We perform a two-step evaluation of all tax positions, ensuring that these tax return positions meet the “more likely than not” recognition threshold and can be measured with sufficient precision to determine the benefit recognized in the financial statements. These evaluations provide us with a comprehensive model for how we should recognize, measure, present, and disclose in our financial statements certain tax positions that we have taken or expect to take on our income tax returns.

The following table summarizes the changes in our unrecognized income tax benefits for fiscal years 2015 and 2014:

 

     July 31,  
(in millions)    2015      2014  

Beginning balance

   $ 6.9       $ 7.3   

Increases based on tax positions related to current year

     0.6         0.8   

Increases for tax positions of prior years

     0.1         0.4   

Decreases for tax positions of prior years

     (0.3      (0.8

Decreases due to settlements with taxing authorities

     —           (0.1

Decreases due to lapse of applicable statute of limitations

     (2.6      (0.7

Adjustments due to foreign exchange rate

     —           —     
                   

Ending balance

   $ 4.7       $ 6.9   
                   

Net interest as of end of fiscal year

   $ 0.3       $ 0.6   
                   

The unrecognized tax benefits decreased to $4.7 million at July 31, 2015. If recognized in a future period, the timing of which is not estimable, we expect that approximately $2.5 million would reduce our effective tax rate, net of potential valuation allowances.

 

We are subject to U.S. Federal income tax as well as the income tax of multiple state and foreign jurisdictions. We have concluded all U.S. Federal income tax matters through the year ended July 31, 2011. In the next four quarters, the statute of limitations for our fiscal year ended July 31, 2012 may expire for U.S. Federal and state income taxes and for foreign subsidiaries and it is reasonably expected that net unrecognized benefits, including interest, of approximately $0.3 million may be recognized. During the fiscal year 2015, we reduced our uncertain tax benefits and accrued interest by $3.4 million as a result of the closing of statutes of limitation for the fiscal year 2011 for domestic entities and the remeasurement of uncertain tax benefits in open years.

We accrue interest and, if applicable, penalties for any uncertain tax positions. This interest and penalty expense is treated as a component of income tax expense. At July 31, 2015 and 2014, we had approximately $0.3 million and $0.6 million, respectively, accrued for interest and penalties on unrecognized tax benefits.

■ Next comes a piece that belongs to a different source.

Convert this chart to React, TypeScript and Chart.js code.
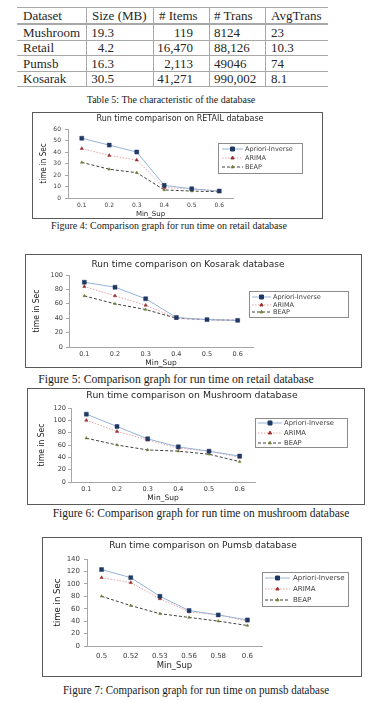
import React, { useEffect, useRef } from 'react';
import { Chart, registerables } from 'chart.js';
import { drawPoint } from 'chart.js/helpers';

Chart.register(...registerables);

// ---------- data ----------
const seriesNames = ['Apriori-Inverse', 'ARIMA', 'BEAP'];
const minSupLabels = ['0.1', '0.2', '0.3', '0.4', '0.5', '0.6'];
const pumsbLabels = ['0.5', '0.52', '0.53', '0.56', '0.58', '0.6'];

const retailApriori = [52, 46, 40, 11, 8, 6];
const retailArima = [43, 37, 33, 9, 8, 6];
const retailBeap = [31, 25, 22, 7, 6, 5.5];

const kosarakApriori = [90, 83, 67, 41, 38, 37];
const kosarakArima = [84, 71, 58, 40, 38, 37];
const kosarakBeap = [71, 60, 52, 40, 38, 37];

const mushroomApriori = [110, 90, 70, 57, 50, 42];
const mushroomArima = [100, 82, 68, 55, 50, 40];
const mushroomBeap = [71, 60, 52, 50, 45, 33];

const pumsbApriori = [123, 110, 80, 57, 50, 42];
const pumsbArima = [110, 102, 76, 55, 50, 40];
const pumsbBeap = [80, 65, 52, 46, 40, 33];

const tableHeader = ['Dataset', 'Size (MB)', '# Items', '# Trans', 'AvgTrans'];
const tableDatasets = ['Mushroom', 'Retail', 'Pumsb', 'Kosarak'];
const tableSizes = ['19.3', '4.2', '16.3', '30.5'];
const tableItems = ['119', '16,470', '2,113', '41,271'];
const tableTrans = ['8124', '88,126', '49046', '990,002'];
const tableAvg = ['23', '10.3', '74', '8.1'];

// ---------- styles ----------
const SANS = "'DejaVu Sans', 'Open Sans', sans-serif";
const NARROW = "'Liberation Sans Narrow', 'DejaVu Sans Condensed', 'Liberation Sans', sans-serif";
const SERIF = "'Liberation Serif', 'Times New Roman', serif";
const AXIS = '#a6a6a6';
const TICK = '#404040';

const seriesStyles = [
  { line: '#95b3d7', dash: [] as number[], point: 'rect', r: 2.8, pc: '#1f3864' },
  { line: '#e8a3a3', dash: [1.5, 1.5], point: 'triangle', r: 1.9, pc: '#9b2d2d' },
  { line: '#404040', dash: [3, 2], point: 'triangle', r: 1.6, pc: '#6b7d2a' },
];

type LegendCfg = { x: number; y: number; w: number; h: number; rows: number[]; size: number; lineStart: number; lineEnd: number; textX: number };
type ChartCfg = {
  box: number[];
  title: string;
  titleX: number;
  titleY: number;
  titleSize: number;
  plot: number[];
  labels: string[];
  series: number[][];
  yMax: number;
  yStep: number;
  tickSize: number;
  axisTitleSize: number;
  xLabelY: number;
  xTitleY: number;
  yLabelRight: number;
  yTitleX: number;
  legend: LegendCfg;
};

const charts: ChartCfg[] = [
  {
    box: [32, 112, 291, 107],
    title: 'Run time comparison on RETAIL database',
    titleX: 180, titleY: 119, titleSize: 8,
    plot: [68, 129, 233, 198],
    labels: minSupLabels,
    series: [retailApriori, retailArima, retailBeap],
    yMax: 60, yStep: 10,
    tickSize: 6, axisTitleSize: 7,
    xLabelY: 205, xTitleY: 214, yLabelRight: 61, yTitleX: 43,
    legend: { x: 218, y: 143, w: 84, h: 30, rows: [149, 158, 167], size: 6.5, lineStart: 4, lineEnd: 25, textX: 27 },
  },
  {
    box: [25, 254, 337, 114],
    title: 'Run time comparison on Kosarak database',
    titleX: 188, titleY: 265, titleSize: 9,
    plot: [69, 275, 253, 347],
    labels: minSupLabels,
    series: [kosarakApriori, kosarakArima, kosarakBeap],
    yMax: 100, yStep: 10,
    tickSize: 6.5, axisTitleSize: 7.5,
    xLabelY: 354, xTitleY: 363, yLabelRight: 63, yTitleX: 36,
    legend: { x: 249, y: 291, w: 99, h: 26, rows: [297, 305, 312], size: 6.5, lineStart: 3, lineEnd: 22, textX: 24 },
  },
  {
    box: [27, 388, 338, 117],
    title: 'Run time comparison on Mushroom database',
    titleX: 192, titleY: 396, titleSize: 9.3,
    plot: [71, 408, 255, 482],
    labels: minSupLabels,
    series: [mushroomApriori, mushroomArima, mushroomBeap],
    yMax: 120, yStep: 20,
    tickSize: 6.5, axisTitleSize: 7.5,
    xLabelY: 489, xTitleY: 498, yLabelRight: 66, yTitleX: 41,
    legend: { x: 255, y: 418, w: 92, h: 29, rows: [423, 433, 443], size: 6.8, lineStart: 3, lineEnd: 27, textX: 29 },
  },
  {
    box: [42, 537, 320, 140],
    title: 'Run time comparison on Pumsb database',
    titleX: 203, titleY: 546, titleSize: 9,
    plot: [87, 559, 262, 646],
    labels: pumsbLabels,
    series: [pumsbApriori, pumsbArima, pumsbBeap],
    yMax: 140, yStep: 20,
    tickSize: 7, axisTitleSize: 8.5,
    xLabelY: 656, xTitleY: 666, yLabelRight: 80, yTitleX: 57,
    legend: { x: 262, y: 572, w: 86, h: 34, rows: [578, 589, 600], size: 7, lineStart: 3, lineEnd: 28, textX: 31 },
  },
];

const captions = [
  { text: 'Table 5: The characteristic of the database', cx: 171, cy: 100, size: 10, sx: 1 },
  { text: 'Figure 4: Comparison graph for run time on retail database', cx: 169, cy: 226, size: 10, sx: 1 },
  { text: 'Figure 5: Comparison graph for run time on retail database', cx: 176, cy: 380, size: 11.7, sx: 1 },
  { text: 'Figure 6: Comparison graph for run time on mushroom database', cx: 201, cy: 513, size: 11.5, sx: 1 },
  { text: 'Figure 7: Comparison graph for run time on pumsb database', cx: 196, cy: 690, size: 12.5, sx: 0.88 },
];

function RunTimeChart({ cfg }: { cfg: ChartCfg }) {
  const ref = useRef<HTMLCanvasElement>(null);
  const [L, T, W, H] = cfg.box;
  const ox = L + 1;
  const oy = T + 1;
  const cw = W - 2;
  const ch = H - 2;

  useEffect(() => {
    const canvas = ref.current;
    if (!canvas) return;
    const [pl, pt, pr, pb] = cfg.plot;
    const plotL = pl - ox;
    const plotT = pt - oy;
    const plotR = pr - ox;
    const plotB = pb - oy;
    const d = cfg.titleX - ox - cw / 2;
    const padL = d > 0 ? 2 * d : 0;
    const padR = d < 0 ? -2 * d : 0;
    const tLh = cfg.titleSize * 1.2;
    const tTop = Math.max(0, cfg.titleY - oy - tLh / 2);
    const tBottom = Math.max(0, plotT - tTop - tLh);
    const tickLen = 3;
    const xTickPad = cfg.xLabelY - oy - plotB - cfg.tickSize * 0.6;
    const xTitlePadB = Math.max(0, ch - (cfg.xTitleY - oy) - cfg.axisTitleSize / 2);
    const yTitlePadT = Math.max(0, cfg.yTitleX - ox - padL - cfg.axisTitleSize / 2);
    const yTickPad = pl - cfg.yLabelRight - tickLen;
    const lg = cfg.legend;

    const legendPlugin = {
      id: 'boxLegend',
      afterDraw(chart: any) {
        const ctx = chart.ctx as CanvasRenderingContext2D;
        const x = lg.x - ox;
        const y = lg.y - oy;
        ctx.save();
        ctx.strokeStyle = '#8c8c8c';
        ctx.lineWidth = 1;
        ctx.setLineDash([]);
        ctx.strokeRect(Math.round(x) + 0.5, Math.round(y) + 0.5, lg.w, lg.h);
        chart.data.datasets.forEach((ds: any, i: number) => {
          const yy = lg.rows[i] - oy;
          ctx.beginPath();
          ctx.strokeStyle = ds.borderColor;
          ctx.lineWidth = ds.borderWidth;
          ctx.setLineDash(ds.borderDash || []);
          ctx.moveTo(x + lg.lineStart, yy);
          ctx.lineTo(x + lg.lineEnd, yy);
          ctx.stroke();
          ctx.setLineDash([]);
          ctx.fillStyle = ds.pointBackgroundColor;
          ctx.strokeStyle = ds.pointBorderColor;
          drawPoint(ctx, { pointStyle: ds.pointStyle, radius: ds.pointRadius, rotation: 0, borderWidth: 0.5 } as any, x + (lg.lineStart + lg.lineEnd) / 2, yy);
          ctx.fillStyle = '#404040';
          ctx.font = `${lg.size}px ${SANS}`;
          ctx.textBaseline = 'middle';
          ctx.textAlign = 'left';
          ctx.fillText(ds.label, x + lg.textX, yy);
        });
        ctx.restore();
      },
    };

    const chart = new Chart(canvas, {
      type: 'line',
      data: {
        labels: cfg.labels,
        datasets: cfg.series.map((vals, i) => ({
          label: seriesNames[i],
          data: vals,
          borderColor: seriesStyles[i].line,
          borderWidth: 1,
          borderDash: seriesStyles[i].dash,
          pointStyle: seriesStyles[i].point as any,
          pointRadius: seriesStyles[i].r,
          pointBackgroundColor: seriesStyles[i].pc,
          pointBorderColor: seriesStyles[i].pc,
          pointBorderWidth: 0.5,
          tension: 0,
          fill: false,
        })),
      },
      options: {
        responsive: false,
        animation: false,
        devicePixelRatio: 1,
        layout: { padding: { left: padL, right: padR, top: 0, bottom: 0 } },
        plugins: {
          legend: { display: false },
          tooltip: { enabled: false },
          title: {
            display: true,
            text: cfg.title,
            color: '#262626',
            font: { family: SANS, size: cfg.titleSize, weight: 'normal', lineHeight: 1.2 },
            padding: { top: tTop, bottom: tBottom },
          },
        },
        scales: {
          x: {
            type: 'category',
            offset: true,
            grid: { display: false, drawTicks: false, tickLength: 0 },
            border: { display: true, color: AXIS, width: 1 },
            ticks: { font: { family: SANS, size: cfg.tickSize }, color: TICK, padding: xTickPad, maxRotation: 0, autoSkip: false },
            title: {
              display: true,
              text: 'Min_Sup',
              color: '#262626',
              font: { family: SANS, size: cfg.axisTitleSize, lineHeight: 1 },
              padding: { top: 0, bottom: xTitlePadB },
            },
            afterFit: (s: any) => { s.height = ch - plotB; },
          },
          y: {
            type: 'linear',
            min: 0,
            max: cfg.yMax,
            ticks: { stepSize: cfg.yStep, font: { family: SANS, size: cfg.tickSize }, color: TICK, padding: yTickPad },
            grid: { display: true, drawOnChartArea: false, drawTicks: true, tickLength: tickLen, color: AXIS },
            border: { display: true, color: AXIS, width: 1 },
            title: {
              display: true,
              text: 'time in Sec',
              color: '#1a1a1a',
              font: { family: NARROW, size: cfg.axisTitleSize + 1, lineHeight: 1 },
              padding: { top: yTitlePadT, bottom: 0 },
            },
            afterFit: (s: any) => { s.width = plotL - padL; },
          },
          y2: {
            type: 'linear',
            position: 'right',
            min: 0,
            max: 1,
            grid: { display: false, drawTicks: false, tickLength: 0 },
            border: { display: false },
            ticks: { display: false },
            afterFit: (s: any) => { s.width = cw - padR - plotR; },
          },
        },
      } as any,
      plugins: [legendPlugin],
    });
    return () => chart.destroy();
  }, [cfg]);

  return (
    <div style={{ position: 'absolute', left: L, top: T, width: W, height: H, boxSizing: 'border-box', border: '1px solid #5a5a5a', background: '#fff' }}>
      <canvas ref={ref} width={cw} height={ch} style={{ position: 'absolute', left: 0, top: 0, width: cw, height: ch }} />
    </div>
  );
}

// Table geometry (page pixels)
const tblLeft = 17;
const tblRight = 328;
const colEdges = [86, 153, 209, 265];
const rowLines = [7, 24, 40, 55, 71, 86];

function DataTable() {
  const lineColor = '#a8a8a8';
  const rows = [tableHeader, ...tableDatasets.map((n, r) => [n, tableSizes[r], tableItems[r], tableTrans[r], tableAvg[r]])];
  const textStyle = (cy: number, left: number, width?: number, align: 'left' | 'right' = 'left'): React.CSSProperties => ({
    position: 'absolute', top: cy - 8, height: 16, lineHeight: '16px', left, width, textAlign: align, whiteSpace: 'nowrap',
  });
  return (
    <div style={{ position: 'absolute', left: 0, top: 0, width: 387, height: 90, fontFamily: SERIF, fontSize: 13, color: '#262626' }}>
      {rowLines.map((y, i) => (
        <div key={'h' + i} style={{ position: 'absolute', left: tblLeft, width: tblRight - tblLeft, top: i === 1 ? y - 1 : y, height: i === 1 ? 2 : 1, background: lineColor }} />
      ))}
      {colEdges.map((x, i) => (
        <div key={'v' + i} style={{ position: 'absolute', left: x, width: 1, top: rowLines[0], height: rowLines[5] - rowLines[0], background: lineColor }} />
      ))}
      {rows.map((cells, r) => {
        const cy = (rowLines[r] + rowLines[r + 1]) / 2 + 0.5;
        const header = r === 0;
        return (
          <React.Fragment key={r}>
            <div style={textStyle(cy, 23)}>{cells[0]}</div>
            {header ? <div style={textStyle(cy, 92)}>{cells[1]}</div> : <div style={textStyle(cy, 86, 28, 'right')}>{cells[1]}</div>}
            {header ? <div style={textStyle(cy, 159)}>{cells[2]}</div> : <div style={textStyle(cy, 153, 40, 'right')}>{cells[2]}</div>}
            <div style={textStyle(cy, 214)}>{cells[3]}</div>
            <div style={textStyle(cy, 271)}>{cells[4]}</div>
          </React.Fragment>
        );
      })}
    </div>
  );
}

export default function App() {
  return (
    <div style={{ position: 'absolute', left: 0, top: 0, width: 387, height: 701, background: '#fff', overflow: 'hidden' }}>
      <DataTable />
      {captions.map((c, i) => (
        <div
          key={i}
          style={{
            position: 'absolute', left: c.cx - 250, top: c.cy - 8, width: 500, height: 16, lineHeight: '16px',
            textAlign: 'center', whiteSpace: 'nowrap', fontFamily: SERIF, fontSize: c.size, color: '#1a1a1a',
            transform: c.sx !== 1 ? `scaleX(${c.sx})` : undefined,
          }}
        >
          {c.text}
        </div>
      ))}
      {charts.map((c, i) => <RunTimeChart key={i} cfg={c} />)}
    </div>
  );
}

Refundable and deferred income taxes at July 31, 2015 consisted of deferred tax assets of $8.0 million and refundable income tax assets of $10.4 million. Refundable and deferred income taxes at July 31, 2014 consisted of deferred tax assets of $9.3 million and refundable income tax assets of $9.3 million. The refundable income tax assets include expected Federal, state, and foreign refunds that are expected to be received within the next twelve months.